Toward digital twins by one-dimensional simulation of thin-film solar cells: Cu(In,Ga)Se2 as an example

Thin-film solar cells demonstrate high power conversion efficiencies, but are complex in their structure. To fully understand their functionality and to devise further efficiency improvements, a physical cell model or digital twin is required. As the thin film's bulk and interface material parameters might change during subsequent device processing, this model needs to be inferred from characterization of the finished solar cell only. In this work, we derive one-dimensional optoelectronic models based on a variety of optoelectronic experimental results. As an example for thin-film devices, we take three Cu(In,Ga)Se2 solar cells, two with high efficiency (19% and 20%) and one with moderate efficiency at around 15%. The development of the models uses the simulation tool Synopsys TCAD as the subprogram of a routine that fits the manifold optoelectronic experiments simultaneously. By the newly developed iterative one-dimensional simulation, we are able to fit the measured time -resolved photoluminescence at varied excitation and forward bias, the current -voltage curves in dark and under illumination, the (biased) external quantum efficiency, the voltage -dependent capacitance, and the drive -level capacitance of the solar cell. As an outcome, we obtain a digital model comprising the effective values for the doping densities in all layers, the charge carriers' lifetimes and mobilities in the absorber, and the band alignment between the absorber and the buffer. Among these material parameters, the electron minority carrier lifetime appears to be of paramount importance. It exhibits values of 57 and 74 ns in the highly efficient cells and 2.5 ns in the moderately efficient cell.
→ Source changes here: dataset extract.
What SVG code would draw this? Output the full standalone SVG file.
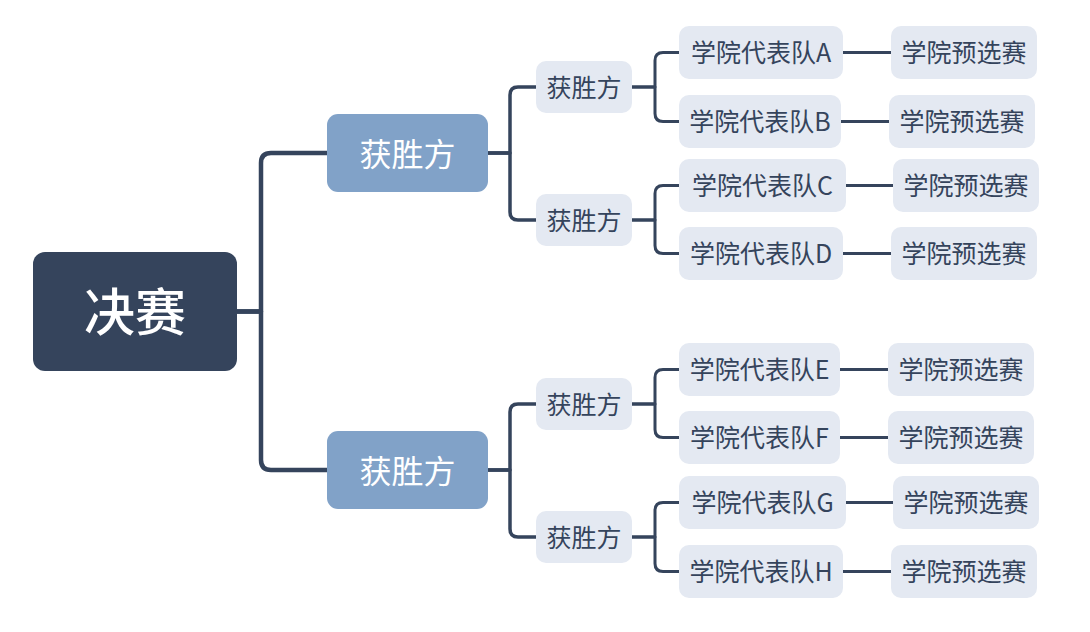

A hole mobility being substantially smaller compared to that of electrons is irremissible to explain the voltage dependence of the time -resolved photoluminescence of all investigated cells. Furthermore, a small positive conduction -band offset between 100 and 200 meV at the CdS/Cu(In,Ga)Se2 interface is the result of the model for all investigated cells. Finally, the digital twin of a highly efficient cell is used to assess the dominant recombination processes and to calculate a hypothetical device performance if these dominant processes could be inhibited by material optimization.